# 1995 Jeep Wrangler won't go above 2000 RPM



## Laura Zone 5 (Jan 13, 2010)

Got in the Jeep and took off.
It won't go above 2000 RPM.
(won't rev)

WTHeck is wrong with it?


----------



## Countrybumpkin (May 12, 2002)

I've got a '98 wrangler w/ the 2.5 four cylinder in it, and just had to change the cat. converter due to no acceleration...does it sound different when you drive it, a whistling noise perhaps? Thats what mine was doing.


----------



## Laura Zone 5 (Jan 13, 2010)

If I take the catalytic converter off, how will I know it's shot?
I hate to just throw parts at it (though it can't hurt...but cash is tight) if I don't have to......

Also, if it's the fuel filter, again, when I take it off and look at it, what am I "looking for" to know it's shot??
Thanks so much!


----------



## bikehealer1 (Oct 8, 2009)

if you take the cat off and it revs higher then you solved the problem. also look at the rest of the exhaust, might find the end of the pipe partially clogged. 

the fuel filter, cut it open and see whats inside, or at the least tap the inlet pipe against a hard surface preferably on a piece of paper to see what comes out. 

look and see if something is keeping the throttle from fully opening. throttle position sensor on an 87 Aerostar has a cable hold down near the throttle that if bent in the right(or wrong ) way will keep the throttle from opening.


----------



## Guest (May 27, 2012)

Might have jumped time 1 notch when you shut it off last time you drove it .


----------



## OkieDavid (Jan 15, 2007)

Personally the first thing I would do is observe the throttle linkage at the engine with someone pressing the pedal to the floor to make sure the linkage isn't binding and you have full range of travel. Visually check the air cleaner to make sure you don't have a rat/bird nest clogging up the air intake. Once those are done then I would move to the "performance" side. You say you don't want to "throw parts" at it and I can understand but SOME parts have to be thrown at an engine to prevent these things from happening. You ask what to look for in a clogged fuel filter.....a fuel filter is DESIGNED to be replaced, when is the last time you replaced it? If you don't know, then it IS time to replace that component regardless of whatever else you do.


----------



## Esteban29304 (Apr 29, 2003)

Is your " engine light " on ? If so, many places like " Autozone ", will do a free check for codes, that will tell youi why it is on,, && probably is the problem. BUT, it does sound like a clogged catalytic convertor. Some are expensive, & some are universal & can be made to fit, so are cheaper.
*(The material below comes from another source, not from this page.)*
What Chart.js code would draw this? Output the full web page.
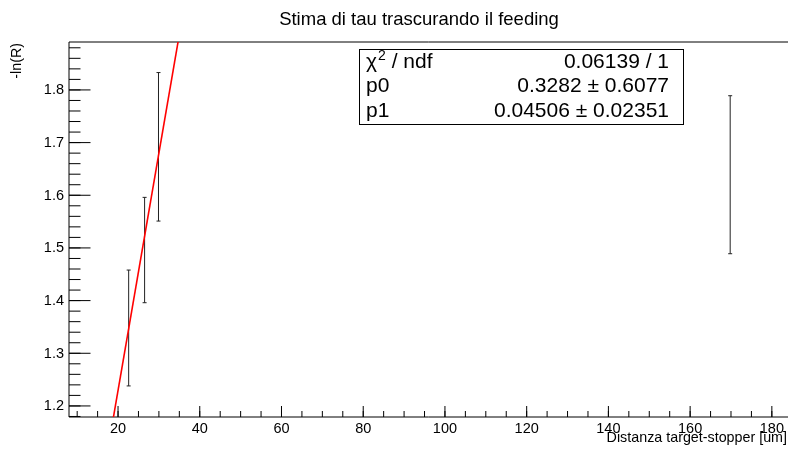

Check light first for codes.


----------



## agmantoo (May 23, 2003)

If you have not changed the fuel filter in the last 30000 miles do so now

If a check engine light is on have the code read

Is the vehicle an electric shift version, if so it may need an ESM, (electric shift module)

Post your findings, thanks


----------



## wy_white_wolf (Oct 14, 2004)

Does the jeep spit and sputter when it hits 2000 rpm or does it still run smoothly?

If it still runs smoothly then I'd be looking to see if the throttle plates are fully opening.

WWW


----------



## Laura Zone 5 (Jan 13, 2010)

Replace cap and rotor.
Replaced spark plugs.
Replaced fuel filter.

Yeah, it was the catalytic converter. Cut the stupid thing in 1/2 and guess what?
Runs like a champ.

Not sure if I am going to put another one on......need to do some research.
THANKS SO MUCH for all your help!!!


----------



## Huntinfamily (Aug 14, 2010)

We had a 95 with the 4 cylinder in it. That thing would eat throttle positioning sensors. Wouldn't accelerate and had no power but now that I think about it seems more like a catalytic converter problem
Our TPS would go everytime we drove through a big water puddle


----------



## Esteban29304 (Apr 29, 2003)

Laura Zone 5 said:


> Replace cap and rotor.
> Replaced spark plugs.
> Replaced fuel filter.
> 
> ...


 Sometimes you can get a universal one that is very close to being the original size, for a fraction of the cost. DON'T get one from the car dealer. BE 100% SURE you have no leaks after installation !! 

http://www.autopartswarehouse.com/s...Components,wpn_scat_name:Catalytic+Converters)


----------



## HermitJohn (May 10, 2002)

If you have a vehicle emissions inspection, you need a catalytic converter or at least an intact shell. They do a visual inspection first and if they dont SEE a catalytic converter, you fail right there and then.

I havent looked for ages, but used to you could get one of the aftermarket universal converters for like $75. Course they dont have as much of the high priced platinum and such in them. Somebody that lives in strict pollution state called Car Talk show on public radio few weeks ago. He had a Subaru. He was wanting to sell it but it needed new converter to pass inspection. His mechanic said $600 to install a universal converter or $1200 to install a Subaru converter. He did the $600 one. It still wouldnt pass sniffer test. So cost him $1800 to get a Subaru converter and pass the test. Just saying....

They start super strict emissions testing here and I will be driving a 1940s/1950s era titled vehicle body.... on a 1980s/90s era chassis with a 1960s/1970s era engine (straight six) made to look 1950s-ish (not hard with a straight six) and a 5spd transmission. None of my current vehicles are close to original factory drivetrains and parts arent available to make them visually meet original factory emissions if they were.


----------